*DATA SECTION*
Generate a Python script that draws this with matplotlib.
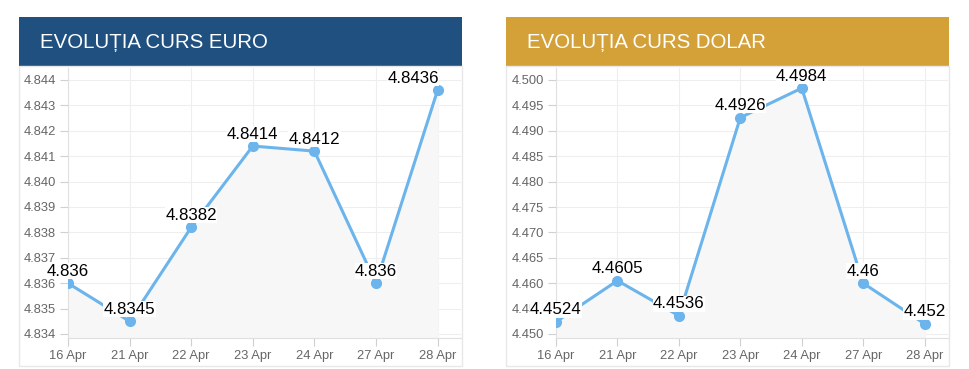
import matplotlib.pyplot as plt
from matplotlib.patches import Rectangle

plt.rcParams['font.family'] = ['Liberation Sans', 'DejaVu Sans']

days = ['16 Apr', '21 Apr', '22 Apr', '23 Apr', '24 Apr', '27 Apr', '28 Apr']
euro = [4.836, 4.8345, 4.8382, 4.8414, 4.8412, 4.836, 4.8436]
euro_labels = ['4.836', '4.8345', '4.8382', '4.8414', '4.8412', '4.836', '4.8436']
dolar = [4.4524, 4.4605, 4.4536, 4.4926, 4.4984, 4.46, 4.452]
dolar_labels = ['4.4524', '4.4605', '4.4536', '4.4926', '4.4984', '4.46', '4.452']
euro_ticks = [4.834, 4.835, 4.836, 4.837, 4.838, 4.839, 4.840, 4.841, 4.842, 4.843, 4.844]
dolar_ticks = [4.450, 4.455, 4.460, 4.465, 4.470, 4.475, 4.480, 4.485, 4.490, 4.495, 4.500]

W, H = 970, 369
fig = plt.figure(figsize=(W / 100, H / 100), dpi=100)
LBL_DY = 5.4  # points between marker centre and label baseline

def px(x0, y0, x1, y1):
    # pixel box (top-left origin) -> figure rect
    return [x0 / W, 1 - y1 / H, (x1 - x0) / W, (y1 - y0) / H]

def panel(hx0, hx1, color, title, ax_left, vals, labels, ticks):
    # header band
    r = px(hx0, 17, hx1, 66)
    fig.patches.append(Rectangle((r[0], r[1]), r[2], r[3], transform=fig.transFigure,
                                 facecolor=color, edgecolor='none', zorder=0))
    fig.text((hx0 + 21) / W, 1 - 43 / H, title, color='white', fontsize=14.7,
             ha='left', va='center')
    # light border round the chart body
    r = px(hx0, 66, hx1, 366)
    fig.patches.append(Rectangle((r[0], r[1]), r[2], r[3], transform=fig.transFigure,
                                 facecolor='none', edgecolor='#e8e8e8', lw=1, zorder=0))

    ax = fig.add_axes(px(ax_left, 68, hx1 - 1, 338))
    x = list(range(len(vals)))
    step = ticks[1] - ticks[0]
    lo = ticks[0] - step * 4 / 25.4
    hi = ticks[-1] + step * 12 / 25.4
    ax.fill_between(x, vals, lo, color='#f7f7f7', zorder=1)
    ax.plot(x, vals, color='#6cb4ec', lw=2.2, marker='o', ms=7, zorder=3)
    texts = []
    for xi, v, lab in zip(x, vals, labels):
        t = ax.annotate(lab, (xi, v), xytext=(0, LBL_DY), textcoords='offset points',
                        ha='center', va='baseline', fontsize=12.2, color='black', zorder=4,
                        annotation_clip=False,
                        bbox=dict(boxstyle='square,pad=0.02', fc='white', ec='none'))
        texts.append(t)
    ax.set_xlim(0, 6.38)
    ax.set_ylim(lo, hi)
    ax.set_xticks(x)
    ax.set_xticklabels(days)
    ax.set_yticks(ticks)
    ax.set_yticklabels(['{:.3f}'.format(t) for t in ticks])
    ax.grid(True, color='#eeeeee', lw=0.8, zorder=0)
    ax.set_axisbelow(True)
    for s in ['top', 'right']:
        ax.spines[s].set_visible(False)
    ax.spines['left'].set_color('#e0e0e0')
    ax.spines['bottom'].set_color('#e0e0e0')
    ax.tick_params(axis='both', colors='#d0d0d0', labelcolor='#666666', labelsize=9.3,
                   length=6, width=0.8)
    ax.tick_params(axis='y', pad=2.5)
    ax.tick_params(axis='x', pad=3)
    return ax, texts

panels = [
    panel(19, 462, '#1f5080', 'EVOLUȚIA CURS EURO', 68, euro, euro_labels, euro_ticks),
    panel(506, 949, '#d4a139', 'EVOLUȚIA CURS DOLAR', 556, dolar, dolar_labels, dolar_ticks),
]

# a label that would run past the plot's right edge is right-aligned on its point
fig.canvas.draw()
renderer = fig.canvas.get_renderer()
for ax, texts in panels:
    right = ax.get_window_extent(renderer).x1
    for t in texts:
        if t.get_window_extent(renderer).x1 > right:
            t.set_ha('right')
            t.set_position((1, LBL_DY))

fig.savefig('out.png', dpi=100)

*YOUR TASK*
State, as a bare number, how many lines of the listing hold the word "that".

*EXERCISE RESULT*
2